▸ **TASK INSTRUCTIONS**:
Where a line holds the word "matplotlib", copy that line.
====
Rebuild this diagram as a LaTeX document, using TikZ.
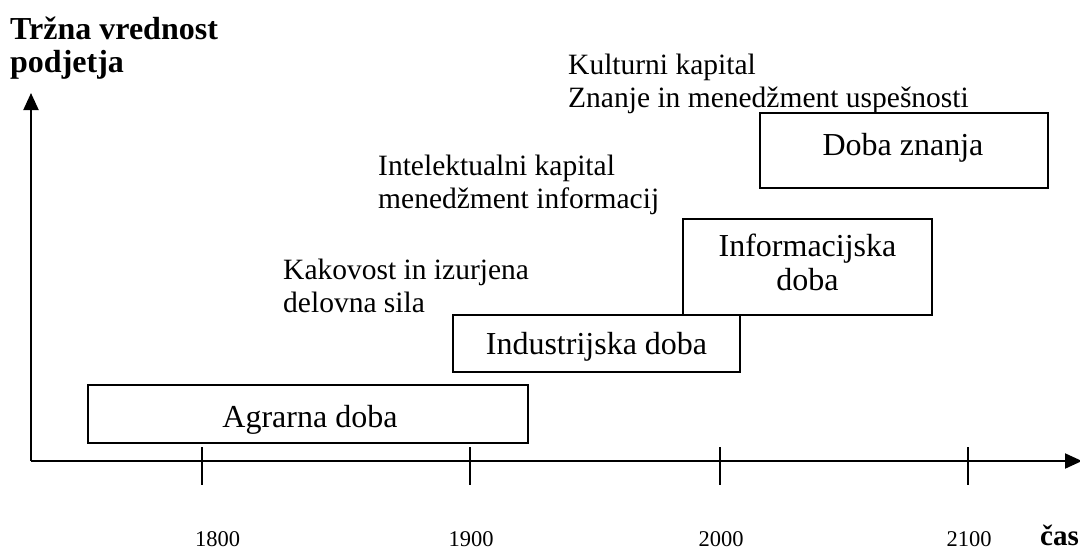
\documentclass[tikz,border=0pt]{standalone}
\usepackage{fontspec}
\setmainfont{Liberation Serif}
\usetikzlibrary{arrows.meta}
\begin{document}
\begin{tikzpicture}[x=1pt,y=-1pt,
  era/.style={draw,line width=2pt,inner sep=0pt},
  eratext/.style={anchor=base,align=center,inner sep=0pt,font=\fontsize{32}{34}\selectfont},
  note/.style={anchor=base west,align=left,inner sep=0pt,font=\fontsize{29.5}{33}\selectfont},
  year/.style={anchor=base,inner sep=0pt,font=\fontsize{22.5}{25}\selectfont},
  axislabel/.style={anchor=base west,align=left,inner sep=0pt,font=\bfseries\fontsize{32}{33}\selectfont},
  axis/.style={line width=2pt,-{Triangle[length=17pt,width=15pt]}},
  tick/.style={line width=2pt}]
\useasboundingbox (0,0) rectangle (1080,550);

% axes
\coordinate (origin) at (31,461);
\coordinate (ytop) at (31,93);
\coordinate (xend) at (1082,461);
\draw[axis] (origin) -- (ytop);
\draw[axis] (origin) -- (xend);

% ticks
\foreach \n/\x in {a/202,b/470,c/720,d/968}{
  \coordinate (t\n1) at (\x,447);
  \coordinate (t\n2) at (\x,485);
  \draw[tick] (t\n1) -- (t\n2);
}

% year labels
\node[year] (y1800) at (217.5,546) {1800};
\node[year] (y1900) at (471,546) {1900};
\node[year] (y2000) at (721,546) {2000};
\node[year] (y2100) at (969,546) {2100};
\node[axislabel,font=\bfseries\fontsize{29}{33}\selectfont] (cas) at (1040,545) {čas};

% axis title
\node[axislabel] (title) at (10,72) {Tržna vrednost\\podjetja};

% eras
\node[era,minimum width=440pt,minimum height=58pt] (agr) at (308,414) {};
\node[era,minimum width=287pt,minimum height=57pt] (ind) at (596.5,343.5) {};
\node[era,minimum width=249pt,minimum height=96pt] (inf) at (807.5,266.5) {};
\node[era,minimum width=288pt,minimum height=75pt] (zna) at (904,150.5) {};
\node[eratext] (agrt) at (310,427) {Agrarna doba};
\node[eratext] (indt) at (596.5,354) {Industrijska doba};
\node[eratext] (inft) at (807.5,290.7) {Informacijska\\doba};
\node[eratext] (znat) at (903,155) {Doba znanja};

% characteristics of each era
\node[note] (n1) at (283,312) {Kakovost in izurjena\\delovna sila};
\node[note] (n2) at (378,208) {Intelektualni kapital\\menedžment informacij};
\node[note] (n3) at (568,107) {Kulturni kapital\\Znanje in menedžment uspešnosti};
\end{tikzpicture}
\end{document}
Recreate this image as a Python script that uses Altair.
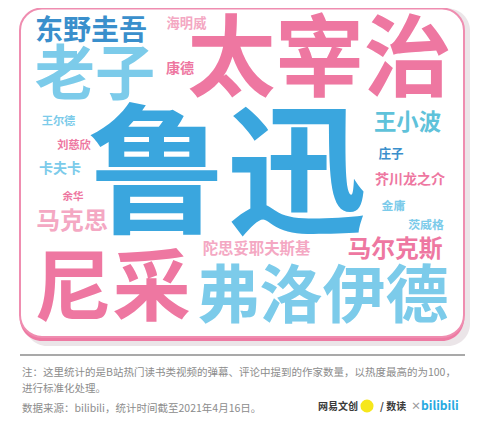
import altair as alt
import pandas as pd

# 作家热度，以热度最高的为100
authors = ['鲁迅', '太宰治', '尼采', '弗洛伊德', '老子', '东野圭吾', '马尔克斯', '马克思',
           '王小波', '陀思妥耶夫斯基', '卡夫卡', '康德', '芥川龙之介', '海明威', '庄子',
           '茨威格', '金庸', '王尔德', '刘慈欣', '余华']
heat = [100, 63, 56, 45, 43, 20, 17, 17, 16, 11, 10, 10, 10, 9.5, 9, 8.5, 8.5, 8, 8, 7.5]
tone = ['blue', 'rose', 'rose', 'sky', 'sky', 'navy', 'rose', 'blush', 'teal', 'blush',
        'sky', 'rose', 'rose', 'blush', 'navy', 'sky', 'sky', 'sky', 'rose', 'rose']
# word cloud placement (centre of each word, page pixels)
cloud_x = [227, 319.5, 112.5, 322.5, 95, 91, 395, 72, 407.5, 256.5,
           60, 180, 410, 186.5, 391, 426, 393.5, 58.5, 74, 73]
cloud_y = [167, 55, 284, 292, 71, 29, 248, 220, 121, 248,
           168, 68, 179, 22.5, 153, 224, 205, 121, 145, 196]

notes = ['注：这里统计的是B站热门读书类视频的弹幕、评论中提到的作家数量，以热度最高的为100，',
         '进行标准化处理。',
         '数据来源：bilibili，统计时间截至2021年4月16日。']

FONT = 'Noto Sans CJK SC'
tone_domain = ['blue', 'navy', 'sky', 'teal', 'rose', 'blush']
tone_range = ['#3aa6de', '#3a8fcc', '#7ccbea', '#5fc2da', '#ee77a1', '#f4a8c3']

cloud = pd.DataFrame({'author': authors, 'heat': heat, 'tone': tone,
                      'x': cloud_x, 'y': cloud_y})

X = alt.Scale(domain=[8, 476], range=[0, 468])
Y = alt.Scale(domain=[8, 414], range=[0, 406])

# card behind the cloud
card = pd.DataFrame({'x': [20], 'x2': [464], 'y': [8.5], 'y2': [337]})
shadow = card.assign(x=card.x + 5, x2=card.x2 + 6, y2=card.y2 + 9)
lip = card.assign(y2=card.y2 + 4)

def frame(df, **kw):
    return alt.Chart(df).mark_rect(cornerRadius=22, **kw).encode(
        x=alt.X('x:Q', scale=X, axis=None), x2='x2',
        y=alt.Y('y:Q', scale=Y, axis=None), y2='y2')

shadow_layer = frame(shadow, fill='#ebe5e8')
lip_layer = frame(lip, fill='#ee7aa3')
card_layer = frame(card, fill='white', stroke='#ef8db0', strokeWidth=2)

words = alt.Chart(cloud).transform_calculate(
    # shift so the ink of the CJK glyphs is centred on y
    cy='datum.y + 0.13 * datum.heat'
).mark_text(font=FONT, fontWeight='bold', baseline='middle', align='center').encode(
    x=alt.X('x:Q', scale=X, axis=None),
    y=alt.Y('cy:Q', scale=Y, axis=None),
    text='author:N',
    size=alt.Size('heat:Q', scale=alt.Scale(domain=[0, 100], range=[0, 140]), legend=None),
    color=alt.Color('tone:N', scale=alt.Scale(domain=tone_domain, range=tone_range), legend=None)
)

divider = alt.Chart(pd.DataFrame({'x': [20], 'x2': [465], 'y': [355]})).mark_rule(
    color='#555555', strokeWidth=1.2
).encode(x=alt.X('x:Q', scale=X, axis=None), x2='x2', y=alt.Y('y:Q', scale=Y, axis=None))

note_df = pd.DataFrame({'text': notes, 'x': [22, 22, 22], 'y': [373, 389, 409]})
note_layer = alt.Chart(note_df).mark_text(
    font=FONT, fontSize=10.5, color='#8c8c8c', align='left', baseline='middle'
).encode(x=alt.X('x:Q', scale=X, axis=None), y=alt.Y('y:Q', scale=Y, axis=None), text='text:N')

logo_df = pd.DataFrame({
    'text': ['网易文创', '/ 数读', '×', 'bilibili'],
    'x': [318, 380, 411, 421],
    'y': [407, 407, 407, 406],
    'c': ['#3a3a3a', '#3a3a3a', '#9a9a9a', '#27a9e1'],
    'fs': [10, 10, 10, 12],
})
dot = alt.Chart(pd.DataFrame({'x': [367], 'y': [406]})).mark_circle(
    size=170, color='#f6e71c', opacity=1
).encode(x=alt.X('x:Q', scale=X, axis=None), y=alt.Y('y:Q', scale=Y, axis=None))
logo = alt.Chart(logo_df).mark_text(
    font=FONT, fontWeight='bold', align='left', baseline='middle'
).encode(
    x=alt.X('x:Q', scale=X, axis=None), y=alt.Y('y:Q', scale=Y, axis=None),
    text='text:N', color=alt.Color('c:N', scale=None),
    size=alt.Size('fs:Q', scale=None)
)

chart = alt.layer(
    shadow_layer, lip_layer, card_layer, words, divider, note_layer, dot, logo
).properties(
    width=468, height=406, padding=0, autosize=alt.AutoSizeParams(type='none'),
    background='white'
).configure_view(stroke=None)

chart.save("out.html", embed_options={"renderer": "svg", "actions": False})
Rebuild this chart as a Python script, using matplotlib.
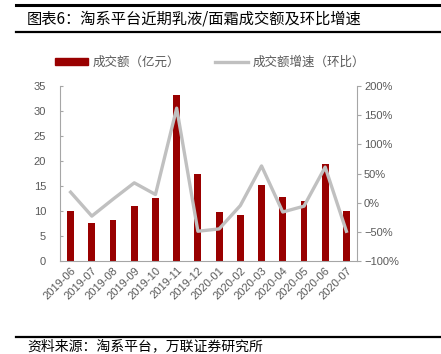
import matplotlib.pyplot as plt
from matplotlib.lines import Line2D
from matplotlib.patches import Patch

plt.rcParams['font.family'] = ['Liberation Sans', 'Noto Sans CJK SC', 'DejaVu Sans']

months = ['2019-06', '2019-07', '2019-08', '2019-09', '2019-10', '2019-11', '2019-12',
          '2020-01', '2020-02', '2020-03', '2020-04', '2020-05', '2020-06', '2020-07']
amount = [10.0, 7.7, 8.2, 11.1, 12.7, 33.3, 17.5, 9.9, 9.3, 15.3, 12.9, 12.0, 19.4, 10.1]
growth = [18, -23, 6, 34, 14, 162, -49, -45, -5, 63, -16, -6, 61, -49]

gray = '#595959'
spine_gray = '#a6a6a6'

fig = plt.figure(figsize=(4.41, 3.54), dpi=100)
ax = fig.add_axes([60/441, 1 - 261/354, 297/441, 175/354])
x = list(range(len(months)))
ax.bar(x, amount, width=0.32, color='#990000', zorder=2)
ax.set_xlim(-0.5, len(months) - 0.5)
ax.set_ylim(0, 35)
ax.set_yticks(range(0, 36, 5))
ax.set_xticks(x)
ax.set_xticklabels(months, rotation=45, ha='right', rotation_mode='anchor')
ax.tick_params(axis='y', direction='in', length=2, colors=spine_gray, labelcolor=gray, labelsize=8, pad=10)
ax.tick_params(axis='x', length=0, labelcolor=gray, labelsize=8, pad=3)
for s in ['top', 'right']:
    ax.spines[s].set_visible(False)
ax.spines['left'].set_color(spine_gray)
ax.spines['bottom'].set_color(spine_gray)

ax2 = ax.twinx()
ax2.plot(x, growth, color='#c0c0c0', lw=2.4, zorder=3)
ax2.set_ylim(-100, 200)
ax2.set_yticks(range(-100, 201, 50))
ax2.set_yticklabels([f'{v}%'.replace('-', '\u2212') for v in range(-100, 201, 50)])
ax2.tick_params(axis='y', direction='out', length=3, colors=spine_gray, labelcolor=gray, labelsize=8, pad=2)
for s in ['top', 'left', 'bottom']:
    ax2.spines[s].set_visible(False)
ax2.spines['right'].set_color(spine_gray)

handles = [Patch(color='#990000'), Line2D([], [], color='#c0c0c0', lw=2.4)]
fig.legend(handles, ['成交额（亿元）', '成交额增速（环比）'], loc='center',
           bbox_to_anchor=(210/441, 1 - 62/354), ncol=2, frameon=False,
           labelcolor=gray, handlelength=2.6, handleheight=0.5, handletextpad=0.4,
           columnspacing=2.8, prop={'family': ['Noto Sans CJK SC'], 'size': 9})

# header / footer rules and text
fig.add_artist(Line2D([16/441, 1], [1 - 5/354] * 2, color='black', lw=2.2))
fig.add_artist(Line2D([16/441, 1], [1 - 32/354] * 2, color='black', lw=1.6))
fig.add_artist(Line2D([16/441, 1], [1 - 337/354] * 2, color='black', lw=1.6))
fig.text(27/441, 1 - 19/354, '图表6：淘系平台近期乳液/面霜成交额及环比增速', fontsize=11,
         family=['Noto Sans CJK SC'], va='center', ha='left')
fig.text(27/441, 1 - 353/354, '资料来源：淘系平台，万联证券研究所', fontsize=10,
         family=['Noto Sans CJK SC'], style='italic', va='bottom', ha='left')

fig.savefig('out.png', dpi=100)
====
▸ **REPLY TO THE EXERCISE**:
Rebuild this chart as a Python script, using matplotlib.
import matplotlib.pyplot as plt
from matplotlib.lines import Line2D
from matplotlib.patches import Patch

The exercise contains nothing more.